Наконец, четвертая парадигма ставит во главу угла изучение дискурсов, производящих и видоизменяющих идею ребенка и детства: какие именно свойства детей при этом выделяются и подчеркиваются или, наоборот, замалчиваются, и как это, в свою очередь, влияет на психологию детей и их взаимоотношения со взрослыми.

Разумеется, ни одна из этих парадигм не является самодовлеющей, это просто разные точки зрения на один и тот же предмет. Общие черты современной социологической теории детства: I) понимание ребенка как социального субъекта и 2) понимание множественности детства и детских миров. Это выдвигает на первый план наиболее острые социальные проблемы, такие как детская бедность, беспризорность, преступность, наркомания, проституция, причем обсуждение причин этих явлений неразрывно связано с поиском конкретных и эффективных методов социальной интервенции.

При этом подчеркивается, что акцент на помощи и социальной интервенции не означает превращения ребенка в объект.
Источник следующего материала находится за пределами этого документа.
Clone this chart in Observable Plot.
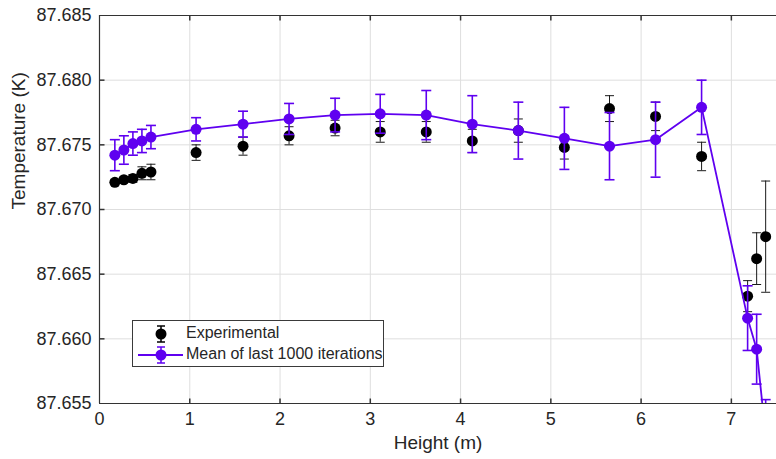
<!DOCTYPE html>
<html><head><meta charset="utf-8">
<script src="https://cdn.jsdelivr.net/npm/d3@7"></script>
<script src="https://cdn.jsdelivr.net/npm/@observablehq/plot@0.6"></script>
<style>
body{margin:0;background:#fff;}
#wrap{position:relative;width:776px;height:459px;font-family:"Liberation Sans",Arial,sans-serif;overflow:hidden;}
#legend{position:absolute;left:132px;top:320px;width:250px;height:45px;border:1px solid #3a3a3a;background:#fff;font-size:16px;color:#262626;}
#legend .row{position:absolute;left:0;height:20px;line-height:20px;}
#legend svg{position:absolute;left:0;top:0;}
#legend span{position:absolute;left:53px;white-space:nowrap;}
</style></head><body>
<div id="wrap"></div>
<script>
// ---- data ----
const heights = [0.17,0.27,0.37,0.47,0.57,1.07,1.59,2.10,2.61,3.11,3.62,4.13,4.64,5.15,5.65,6.16,6.67,7.18,7.28,7.38];
const expTemp = [87.6721,87.6723,87.6724,87.6728,87.6729,87.6744,87.6749,87.6757,87.6763,87.6760,87.6760,87.6753,87.6761,87.6748,87.6778,87.6772,87.6741,87.6633,87.6662,87.6679];
const expErr  = [0.0002,0.0002,0.0003,0.0005,0.0006,0.0006,0.0007,0.0007,0.0006,0.0008,0.0008,0.0009,0.0009,0.0009,0.0010,0.0011,0.0011,0.0012,0.0020,0.0043];
const simTemp = [87.6742,87.6746,87.6751,87.6753,87.6756,87.6762,87.6766,87.6770,87.6773,87.6774,87.6773,87.6766,87.6761,87.6755,87.6749,87.6754,87.6779,87.6616,87.6592,87.6525];
const simErr  = [0.0012,0.0011,0.0009,0.0009,0.0009,0.0009,0.0010,0.0012,0.0013,0.0015,0.0019,0.0022,0.0022,0.0024,0.0026,0.0029,0.0021,0.0025,0.0027,0.0028];
const xTicks = [0,1,2,3,4,5,6,7];
const yTicks = [87.655,87.660,87.665,87.670,87.675,87.680,87.685];
const seriesNames = ["Experimental","Mean of last 1000 iterations"];
const xLabel = "Height (m)";
const yLabel = "Temperature (K)";

const exp = heights.map((h,i)=>({x:h,y:expTemp[i],e:expErr[i]}));
const sim = heights.map((h,i)=>({x:h,y:simTemp[i],e:simErr[i]}));

const purple = "#5f00f0";
const axisCol = "#333333";
const gridCol = "#dedede";

const rad = s => Math.sqrt(s/Math.PI);
const capSym = {draw(c,s){const r=rad(s);c.moveTo(-r,0);c.lineTo(r,0);}};
const tickUp = {draw(c,s){const r=rad(s);c.moveTo(0,0);c.lineTo(0,-r);}};
const tickDown = {draw(c,s){const r=rad(s);c.moveTo(0,0);c.lineTo(0,r);}};
const tickRight = {draw(c,s){const r=rad(s);c.moveTo(0,0);c.lineTo(r,0);}};

const errMarks = (data, color, capR, sw) => [
  Plot.ruleX(data,{x:"x",y1:d=>d.y-d.e,y2:d=>d.y+d.e,stroke:color,strokeWidth:sw,clip:true}),
  Plot.dot(data,{x:"x",y:d=>d.y+d.e,symbol:capSym,r:capR,stroke:color,strokeWidth:sw,fill:"none",clip:true}),
  Plot.dot(data,{x:"x",y:d=>d.y-d.e,symbol:capSym,r:capR,stroke:color,strokeWidth:sw,fill:"none",clip:true})
];

const chart = Plot.plot({
  width:776, height:459,
  marginLeft:99, marginRight:0, marginTop:15, marginBottom:56,
  style:{fontFamily:"'Liberation Sans',Arial,sans-serif",fontSize:"18px",color:"#262626",background:"white"},
  x:{domain:[0,7.5]},
  y:{domain:[87.655,87.685]},
  marks:[
    Plot.gridX(xTicks,{stroke:gridCol,strokeOpacity:1}),
    Plot.gridY(yTicks,{stroke:gridCol,strokeOpacity:1}),
    Plot.axisX(xTicks,{tickSize:0,tickPadding:9,label:null,fontSize:18}),
    Plot.axisY(yTicks,{tickSize:0,tickPadding:8,tickFormat:d3.format(".3f"),label:null,fontSize:18}),
    Plot.ruleY([87.655,87.685],{stroke:axisCol,strokeWidth:1.2}),
    Plot.ruleX([0],{stroke:axisCol,strokeWidth:1.2}),
    Plot.dot(xTicks.slice(1),{x:d=>d,frameAnchor:"bottom",symbol:tickUp,r:5,stroke:axisCol,fill:"none"}),
    Plot.dot(xTicks.slice(1),{x:d=>d,frameAnchor:"top",symbol:tickDown,r:5,stroke:axisCol,fill:"none"}),
    Plot.dot(yTicks.slice(1,-1),{y:d=>d,frameAnchor:"left",symbol:tickRight,r:5,stroke:axisCol,fill:"none"}),
    Plot.text([yLabel],{text:d=>d,frameAnchor:"left",rotate:-90,dx:-81,fontSize:19,fill:"#262626"}),
    Plot.text([xLabel],{text:d=>d,frameAnchor:"bottom",dy:45,fontSize:19,fill:"#262626"}),
    ...errMarks(exp,"#1a1a1a",4.5,1),
    Plot.dot(exp,{x:"x",y:"y",r:5.5,fill:"#000",stroke:"none",clip:true}),
    Plot.line(sim,{x:"x",y:"y",stroke:purple,strokeWidth:1.8,clip:true}),
    ...errMarks(sim,purple,5,1.6),
    Plot.dot(sim,{x:"x",y:"y",r:5.5,fill:purple,stroke:"none",clip:true})
  ]
});

const wrap = document.getElementById("wrap");
wrap.appendChild(chart);

const legend = document.createElement("div");
legend.id = "legend";
const rowY = [13,34];
const rowHtml = (i) => {
  const cy = rowY[i];
  const col = i===0 ? "#000" : purple;
  const line = i===1 ? `<line x1="5" x2="50" y1="${cy}" y2="${cy}" stroke="${purple}" stroke-width="1.8"/>` : "";
  return line +
    `<line x1="28" x2="28" y1="${cy-8}" y2="${cy+8}" stroke="${col}" stroke-width="1.5"/>` +
    `<line x1="24" x2="32" y1="${cy-8}" y2="${cy-8}" stroke="${col}" stroke-width="1.5"/>` +
    `<line x1="24" x2="32" y1="${cy+8}" y2="${cy+8}" stroke="${col}" stroke-width="1.5"/>` +
    `<circle cx="28" cy="${cy}" r="5.5" fill="${col}"/>`;
};
legend.innerHTML = `<svg width="250" height="45">${rowHtml(0)}${rowHtml(1)}</svg>` +
  seriesNames.map((n,i)=>`<span style="top:${rowY[i]-10}px">${n}</span>`).join("");
wrap.appendChild(legend);
</script>
</body></html>
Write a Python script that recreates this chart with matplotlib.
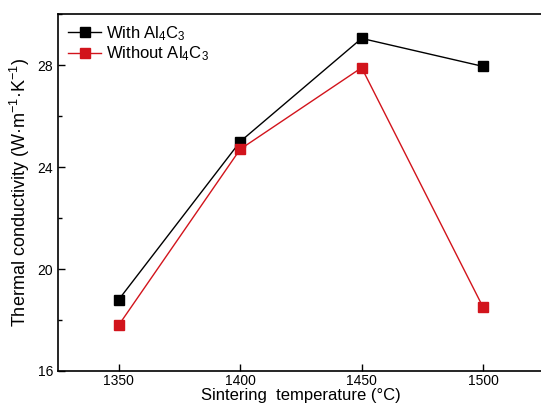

Тем более, что во внимании и помощи нуждаются не только дети, обездоленные на макро-социальном уровне. «Другие» дети, требующие к себе повышенного внимания, постоянно создаются и на микроуровне, в процессе повседневного развития и общения со сверстниками: «Отличием "других" детей от своих сверстников является достаточно раннее (или сформированное семьей или совершенно индивидуальное, природное) свойство осознания себя "как другого", отличающегося от принятых в детском, а особенно в подростковом коллективе, манерами, интересами, ценностями, привычками» [Киселева, 2002. С. 41]. Это делает «социологический» ракурс необходимым везде и всюду.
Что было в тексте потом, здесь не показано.